The UK supermarket sector is bracing itself for the outbreak of a multi-million pound price war as two of its largest operatives announced a swathe of price cuts.
Asda fired the first salvo on Friday (15 June) by announcing GBP250m (US$495.1m) in cuts across 10,000 prices in its food, George and general merchandise sectors. At the same time Tesco said it would make price cuts worth GBP270m on 3,000 products from this week. The UK’s largest supermarket said it was its biggest-ever price-cut campaign.
The move by the two retail giants comes at a time when the financial pressure on UK consumers is increasing. Research released by Asda claims that the average UK family has only GBP146 per month of disposable income after they’ve paid all the bills.
Asda said that the average shopper’s basket at its stores is now 17% lower in real terms than in 1997 as a result of ten years of price cuts.

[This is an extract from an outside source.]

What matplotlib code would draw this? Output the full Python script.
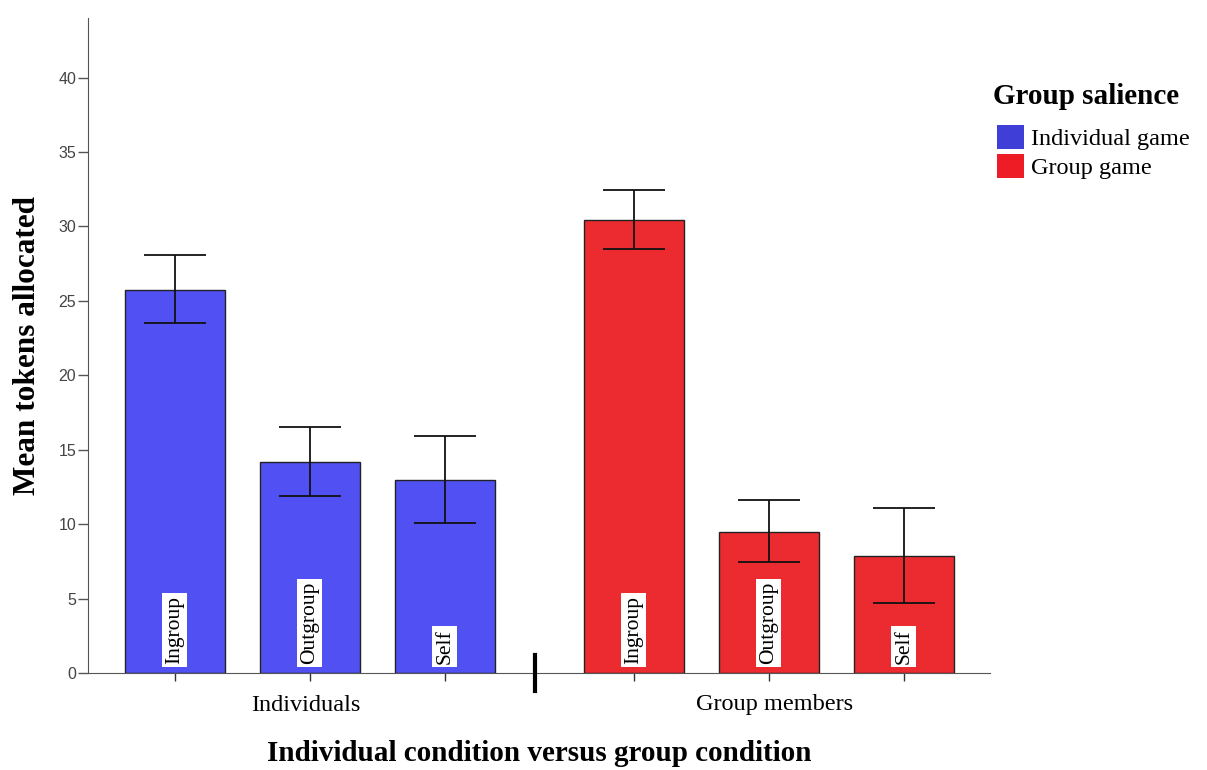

“We have a ten-year history of fighting to keep prices low for consumers. We are declaring a supermarket price war today. Our research shows how little the average family has left once they’ve covered their living expense which makes me even more committed to delivering Britain’s lowest basket of groceries,” said Asda’s CEO Andy Bond.
“Rip-off Britain, where other retailers con their customers, is alive and well and we’re determined to put a stop to it once and for all. Over the next year we’re going to expose businesses that prey on customers, forcing them to pay through the nose for goods and services while they pocket massive margins,” added Bond.